Mark, I would have posted again agreeing with you more, but I had to go out. The Internet was full of sickening misinformation after I left Counterlight -- gay chaplains are going to commit genocide on straight Christian soldiers, same-sex marriage will result in recruiting grade-schoolers to be gay -- anti-gays get to lie constantly, misrepresent reality, and then accuse gays of being intolerant of their bigotry. It is to wretch.
I don't think our side is guilty of self-loathing, more we're the good kids who stay out of the spotlight to avoid trouble. (Is our president the nice black kid who never causes any trouble? Same syndrome.) We're too polite to contradict an idiot directly. We're nice, the bigots are not.

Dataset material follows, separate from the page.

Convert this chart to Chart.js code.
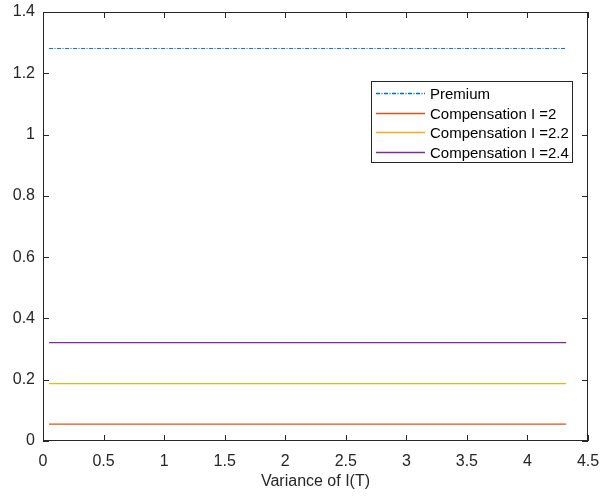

The bigots operate from a long-established paradigm of privilege; feminists and gays challenge that supremacy. Their coherent story is under assault, and the fact that it's under assault by evidence that they're wrong only increases their sense of injustice and resentment. Feelings they project on us.
Commenters on mainstream religious sites like The Episcopal Café regularly dismiss calls for more fact- and history-based faith by touting the wonders of intuition and deriding mere scientific views as impoverished, lacking in a sense of glory. Facts take backseat to a wonderful STORY. But how is one story to be preferred to another story if it's all feeling and no evidence? I think you're right -- with all the lies and deliberate misinformation filling the air, it's about time to stop being polite and to excoriate willful, malicious ignorance for what it is.
In a pluralistic society, we've learned to give respect to all sincere views. The right-wing doesn't just abuse this convention, they exploit it. William Temple, later Archbishop of Canterbury, observed in a 1914 lecture given in NYC that it's impossible to distinguish a deep religious conviction from a mere prejudice -- neither rests on evidence.
The Thinking Anglicans post you quote is Christopher Seitz of the "Anglican Communion Institute" (one of convicted felon Don Armstrong's ex-pensioners - remember the "three guys and a website" thing as they dived for cover in the wake of that scandal?) in concern-troll mode, trying to muddy the waters at TA, using the dialectics of a past generation. It's not working and he's not worth bothering about.